= Dashaun Wesley =

American dancer, actor, choreographer, and ballroom performer

Dashaun Wesley is an American dancer, actor, choreographer, and ballroom performer, MC, and commentator. He is known for hosting the voguing competition series Legendary and for his appearances on the television series America's Best Dance Crew and Pose. He is often called the "King of Vogue".

==Early life==
Wesley was born in Brooklyn, New York and grew up in its Bedford-Stuyvesant neighborhood. He began dancing at age four. Wesley first encountered voguing at 14 and became involved with the ballroom scene as a teenager.

==Career==
Wesley has worked as a dance and vogue instructor.

===Ballroom===
Wesley became involved in ballroom as a teenager in the late 1990s and has competed in balls frequently since then, also hosting and commentating at balls. He began emceeing balls in 2003, and first performed voguing "in front of a big crowd" in 2005 or 2006. Wesley has been a member of a number of houses, including the House of Latex (which he joined in 2000), the House of Evisu, and the House of Lanvin, in which he was a father. He is the founder and father of the House of Basquiat, which debuted on the second season of Legendary in 2021. Along with the House of Garçons, he was featured in the 2023 Capital Pride parade in Washington, D.C.

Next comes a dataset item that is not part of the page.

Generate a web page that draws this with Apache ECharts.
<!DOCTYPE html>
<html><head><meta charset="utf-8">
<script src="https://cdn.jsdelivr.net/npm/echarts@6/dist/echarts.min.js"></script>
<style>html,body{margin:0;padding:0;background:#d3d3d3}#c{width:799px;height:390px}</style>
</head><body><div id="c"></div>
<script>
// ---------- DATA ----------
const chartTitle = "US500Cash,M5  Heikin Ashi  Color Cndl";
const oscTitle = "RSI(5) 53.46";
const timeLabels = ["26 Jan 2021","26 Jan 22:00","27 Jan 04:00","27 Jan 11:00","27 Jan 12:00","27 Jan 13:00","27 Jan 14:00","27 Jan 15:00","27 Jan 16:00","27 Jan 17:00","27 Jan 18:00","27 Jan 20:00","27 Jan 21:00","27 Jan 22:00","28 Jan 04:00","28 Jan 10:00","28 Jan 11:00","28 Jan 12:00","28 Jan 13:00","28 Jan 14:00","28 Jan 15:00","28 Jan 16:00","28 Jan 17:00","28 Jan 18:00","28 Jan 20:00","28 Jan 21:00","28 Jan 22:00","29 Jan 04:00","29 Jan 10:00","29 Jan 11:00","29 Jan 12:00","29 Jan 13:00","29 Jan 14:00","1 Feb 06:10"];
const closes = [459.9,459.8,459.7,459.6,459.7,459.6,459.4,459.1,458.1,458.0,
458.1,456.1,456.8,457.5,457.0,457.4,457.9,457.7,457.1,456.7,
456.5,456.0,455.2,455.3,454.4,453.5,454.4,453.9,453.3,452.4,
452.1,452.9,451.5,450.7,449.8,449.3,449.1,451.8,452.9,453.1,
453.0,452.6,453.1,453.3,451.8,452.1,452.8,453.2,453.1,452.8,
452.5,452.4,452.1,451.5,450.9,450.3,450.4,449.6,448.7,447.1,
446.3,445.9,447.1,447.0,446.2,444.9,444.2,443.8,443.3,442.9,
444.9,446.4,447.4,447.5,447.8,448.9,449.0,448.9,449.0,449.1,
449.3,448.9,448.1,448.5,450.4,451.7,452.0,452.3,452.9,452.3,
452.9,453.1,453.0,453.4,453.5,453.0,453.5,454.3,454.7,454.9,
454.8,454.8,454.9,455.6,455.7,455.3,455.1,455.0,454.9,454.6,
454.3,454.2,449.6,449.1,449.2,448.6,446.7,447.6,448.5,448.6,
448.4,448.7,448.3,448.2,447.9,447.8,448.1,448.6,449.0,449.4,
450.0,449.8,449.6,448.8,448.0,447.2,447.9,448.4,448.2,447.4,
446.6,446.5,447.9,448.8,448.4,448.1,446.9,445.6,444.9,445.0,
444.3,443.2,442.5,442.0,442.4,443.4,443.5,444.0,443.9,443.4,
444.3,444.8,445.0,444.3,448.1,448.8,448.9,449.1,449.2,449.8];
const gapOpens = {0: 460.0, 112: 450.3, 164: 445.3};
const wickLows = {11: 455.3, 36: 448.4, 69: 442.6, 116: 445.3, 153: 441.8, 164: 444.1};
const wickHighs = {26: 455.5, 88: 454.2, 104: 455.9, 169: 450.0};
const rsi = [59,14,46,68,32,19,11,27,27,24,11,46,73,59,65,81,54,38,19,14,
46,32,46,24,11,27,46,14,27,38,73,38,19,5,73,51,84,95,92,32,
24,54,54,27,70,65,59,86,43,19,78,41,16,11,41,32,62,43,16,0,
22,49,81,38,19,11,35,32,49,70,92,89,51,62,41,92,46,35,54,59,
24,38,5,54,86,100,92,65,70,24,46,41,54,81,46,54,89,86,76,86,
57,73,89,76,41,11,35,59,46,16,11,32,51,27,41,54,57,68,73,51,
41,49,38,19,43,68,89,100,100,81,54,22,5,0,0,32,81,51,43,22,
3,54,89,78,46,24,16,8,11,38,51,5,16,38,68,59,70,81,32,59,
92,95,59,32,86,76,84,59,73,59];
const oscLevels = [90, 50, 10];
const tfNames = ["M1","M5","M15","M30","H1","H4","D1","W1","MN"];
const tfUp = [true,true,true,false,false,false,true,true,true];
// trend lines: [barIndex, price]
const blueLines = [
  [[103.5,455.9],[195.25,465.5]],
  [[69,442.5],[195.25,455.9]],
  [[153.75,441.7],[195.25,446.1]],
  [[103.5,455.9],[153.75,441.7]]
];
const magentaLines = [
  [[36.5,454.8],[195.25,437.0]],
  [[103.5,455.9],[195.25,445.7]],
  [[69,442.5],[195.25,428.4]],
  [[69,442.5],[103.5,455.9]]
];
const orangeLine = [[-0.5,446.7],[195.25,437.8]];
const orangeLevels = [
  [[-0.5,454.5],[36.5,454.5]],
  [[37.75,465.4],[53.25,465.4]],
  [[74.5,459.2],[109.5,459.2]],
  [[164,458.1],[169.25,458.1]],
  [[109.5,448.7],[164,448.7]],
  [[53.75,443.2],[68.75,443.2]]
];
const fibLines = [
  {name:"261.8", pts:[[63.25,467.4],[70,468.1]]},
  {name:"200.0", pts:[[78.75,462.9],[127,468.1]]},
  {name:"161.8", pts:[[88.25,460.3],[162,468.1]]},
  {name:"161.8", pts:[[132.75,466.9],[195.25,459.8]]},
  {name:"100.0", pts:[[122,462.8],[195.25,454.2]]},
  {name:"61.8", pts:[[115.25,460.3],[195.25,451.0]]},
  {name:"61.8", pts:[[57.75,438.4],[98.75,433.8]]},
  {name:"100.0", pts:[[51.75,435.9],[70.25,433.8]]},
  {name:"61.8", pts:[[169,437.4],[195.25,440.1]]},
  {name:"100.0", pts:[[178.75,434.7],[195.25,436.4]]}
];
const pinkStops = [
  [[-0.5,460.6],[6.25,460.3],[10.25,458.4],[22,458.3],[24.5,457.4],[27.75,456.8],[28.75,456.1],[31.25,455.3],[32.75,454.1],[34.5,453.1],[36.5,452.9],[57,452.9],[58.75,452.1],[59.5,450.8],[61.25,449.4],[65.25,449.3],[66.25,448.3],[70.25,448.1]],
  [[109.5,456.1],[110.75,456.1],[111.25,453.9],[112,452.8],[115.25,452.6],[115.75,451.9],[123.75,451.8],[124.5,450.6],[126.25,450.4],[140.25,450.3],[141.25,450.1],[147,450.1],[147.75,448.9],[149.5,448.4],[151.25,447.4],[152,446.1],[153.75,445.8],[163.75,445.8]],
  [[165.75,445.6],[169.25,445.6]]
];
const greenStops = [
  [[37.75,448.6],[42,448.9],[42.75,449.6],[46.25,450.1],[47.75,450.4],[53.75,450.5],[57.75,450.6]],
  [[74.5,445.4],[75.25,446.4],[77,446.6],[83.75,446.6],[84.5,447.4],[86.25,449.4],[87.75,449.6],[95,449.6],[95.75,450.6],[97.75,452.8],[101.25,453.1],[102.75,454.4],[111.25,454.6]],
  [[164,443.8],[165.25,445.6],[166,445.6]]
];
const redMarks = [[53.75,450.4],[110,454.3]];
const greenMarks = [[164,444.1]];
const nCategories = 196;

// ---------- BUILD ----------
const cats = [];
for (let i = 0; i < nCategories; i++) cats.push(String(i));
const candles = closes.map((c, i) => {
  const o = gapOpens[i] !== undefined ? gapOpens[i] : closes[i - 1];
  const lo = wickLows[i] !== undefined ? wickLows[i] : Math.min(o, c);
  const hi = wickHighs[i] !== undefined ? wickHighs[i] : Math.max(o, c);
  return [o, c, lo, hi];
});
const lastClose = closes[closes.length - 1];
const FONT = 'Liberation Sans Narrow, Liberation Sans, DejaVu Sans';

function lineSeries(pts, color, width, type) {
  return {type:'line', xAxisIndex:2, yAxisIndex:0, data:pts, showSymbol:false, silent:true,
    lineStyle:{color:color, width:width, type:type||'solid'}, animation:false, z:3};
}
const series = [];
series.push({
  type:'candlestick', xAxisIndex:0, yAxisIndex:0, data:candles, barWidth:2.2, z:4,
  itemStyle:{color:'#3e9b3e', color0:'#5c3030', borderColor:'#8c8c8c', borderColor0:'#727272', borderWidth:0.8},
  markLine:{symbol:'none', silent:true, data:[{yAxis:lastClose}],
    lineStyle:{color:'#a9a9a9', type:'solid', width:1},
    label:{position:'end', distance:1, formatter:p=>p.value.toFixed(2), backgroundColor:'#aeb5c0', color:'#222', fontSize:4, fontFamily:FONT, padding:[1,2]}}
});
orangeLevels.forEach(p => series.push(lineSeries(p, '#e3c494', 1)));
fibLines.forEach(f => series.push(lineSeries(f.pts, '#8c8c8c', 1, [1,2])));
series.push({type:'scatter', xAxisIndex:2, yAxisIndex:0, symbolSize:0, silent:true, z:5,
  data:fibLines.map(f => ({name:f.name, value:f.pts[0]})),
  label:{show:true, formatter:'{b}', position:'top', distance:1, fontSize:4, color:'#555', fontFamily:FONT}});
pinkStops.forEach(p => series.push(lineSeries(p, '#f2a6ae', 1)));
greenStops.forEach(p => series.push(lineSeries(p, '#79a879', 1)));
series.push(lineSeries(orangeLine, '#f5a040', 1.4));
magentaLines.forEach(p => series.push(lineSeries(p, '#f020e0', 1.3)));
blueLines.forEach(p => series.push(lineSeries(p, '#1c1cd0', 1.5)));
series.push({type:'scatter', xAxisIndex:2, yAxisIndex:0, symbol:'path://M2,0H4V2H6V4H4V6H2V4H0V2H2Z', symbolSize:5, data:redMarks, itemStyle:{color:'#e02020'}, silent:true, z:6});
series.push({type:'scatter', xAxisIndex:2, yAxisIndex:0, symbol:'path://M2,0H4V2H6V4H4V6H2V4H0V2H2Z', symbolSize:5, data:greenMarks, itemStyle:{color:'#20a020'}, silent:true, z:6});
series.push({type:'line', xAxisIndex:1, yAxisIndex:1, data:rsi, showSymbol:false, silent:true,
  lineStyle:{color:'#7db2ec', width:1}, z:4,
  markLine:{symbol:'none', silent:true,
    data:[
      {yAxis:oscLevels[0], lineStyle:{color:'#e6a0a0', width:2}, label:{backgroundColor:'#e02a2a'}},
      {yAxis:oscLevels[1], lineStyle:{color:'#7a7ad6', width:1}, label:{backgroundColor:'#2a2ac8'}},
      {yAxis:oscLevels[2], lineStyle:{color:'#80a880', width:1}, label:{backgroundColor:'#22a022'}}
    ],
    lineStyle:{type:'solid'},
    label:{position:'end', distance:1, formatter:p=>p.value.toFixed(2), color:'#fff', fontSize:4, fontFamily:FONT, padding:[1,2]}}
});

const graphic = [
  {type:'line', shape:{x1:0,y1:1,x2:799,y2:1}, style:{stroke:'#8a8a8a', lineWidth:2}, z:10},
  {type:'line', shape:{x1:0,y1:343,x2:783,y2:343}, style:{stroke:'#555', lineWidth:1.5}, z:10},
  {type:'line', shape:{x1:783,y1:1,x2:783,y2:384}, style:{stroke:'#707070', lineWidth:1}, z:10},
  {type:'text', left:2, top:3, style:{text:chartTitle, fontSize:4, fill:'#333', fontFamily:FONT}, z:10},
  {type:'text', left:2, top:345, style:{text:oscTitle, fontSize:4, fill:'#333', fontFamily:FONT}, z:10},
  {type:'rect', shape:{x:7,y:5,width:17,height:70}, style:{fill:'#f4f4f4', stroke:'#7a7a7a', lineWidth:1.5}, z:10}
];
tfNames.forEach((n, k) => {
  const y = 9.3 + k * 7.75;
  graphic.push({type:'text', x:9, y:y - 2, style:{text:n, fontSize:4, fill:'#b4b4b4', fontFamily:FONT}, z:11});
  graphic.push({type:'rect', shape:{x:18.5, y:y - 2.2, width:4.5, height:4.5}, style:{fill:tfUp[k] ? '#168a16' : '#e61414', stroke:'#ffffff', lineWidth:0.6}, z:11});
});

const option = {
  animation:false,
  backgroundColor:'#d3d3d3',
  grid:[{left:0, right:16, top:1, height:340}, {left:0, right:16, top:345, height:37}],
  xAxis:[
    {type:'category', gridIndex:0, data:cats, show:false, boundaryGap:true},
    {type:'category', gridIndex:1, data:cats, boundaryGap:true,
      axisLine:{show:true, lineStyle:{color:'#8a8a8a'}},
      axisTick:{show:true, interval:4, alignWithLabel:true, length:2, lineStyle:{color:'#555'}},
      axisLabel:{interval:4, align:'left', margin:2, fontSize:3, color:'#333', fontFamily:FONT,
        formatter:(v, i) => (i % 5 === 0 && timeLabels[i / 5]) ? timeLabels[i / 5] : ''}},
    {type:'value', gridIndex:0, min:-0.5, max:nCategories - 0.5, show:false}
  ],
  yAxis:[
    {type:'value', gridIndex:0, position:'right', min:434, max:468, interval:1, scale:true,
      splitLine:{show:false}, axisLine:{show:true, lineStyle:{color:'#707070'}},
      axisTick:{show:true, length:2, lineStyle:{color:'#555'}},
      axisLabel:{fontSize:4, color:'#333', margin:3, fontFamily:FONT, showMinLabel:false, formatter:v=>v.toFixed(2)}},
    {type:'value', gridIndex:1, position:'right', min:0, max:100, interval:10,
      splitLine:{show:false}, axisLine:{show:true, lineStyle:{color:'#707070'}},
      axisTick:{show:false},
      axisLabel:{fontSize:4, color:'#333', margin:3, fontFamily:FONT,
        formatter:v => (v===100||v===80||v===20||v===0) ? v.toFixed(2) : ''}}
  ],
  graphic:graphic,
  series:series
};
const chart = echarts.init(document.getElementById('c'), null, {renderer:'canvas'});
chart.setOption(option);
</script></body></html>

He is a ballroom legend and received icon status in 2018.

=== Film and television ===
In 2009, Wesley competed on the fourth season of America's Best Dance Crew as a member of the group Vogue Evolution. In 2013, he appeared as a dancer on Hit the Floor. In 2015, Wesley appeared in the film Magic Mike XXL, for which he also instructed Channing Tatum in voguing. Later that year he was an ensemble member in The Wiz Live! Wesley played Shadow Wintour (also known as Shadow Khan) in seasons two and three of Pose on FX. In 2020, he was announced as the host of the HBO Max ballroom competition series Legendary, and served as host and MC over the show’s three seasons. In 2022, he was featured in Billy Porter's performance at the BET Awards. In 2024, Wesley hosted the Revry show The Halloween Ball with Jack Mizrahi.

===Music===
In 2013, Wesley was featured as a dancer in the music video for Fergie's song "A Little Party Never Killed Nobody (All We Got)". In 2015, he performed as a vogue dancer and commentator for FKA Twigs' show "Congregata". Wesley was a dancer for Rihanna's 2016 Anti World Tour and featured in Teyana Taylor's 2018 K.T.S.E. tour. He also appeared in the music video for Taylor's song "Work this Pussy".

Wesley is a member of MikeQ's label Qween Beat and was featured on the track "Walk" on its 2016 collection Qweendom. In 2023, he was featured on the song "Giant Bird in a Man Suit" on the cast recording of the off-Broadway musical Lewberger: The Wizard of Friendship. In 2024, Wesley released the song "Ovah the Top" featuring 808 BEACH and Kiwi Dreams. Later that year he was featured on the vogue remix of "Crazy" by Le Sserafim.

==Personal life==
Wesley is gay and lives in Los Angeles.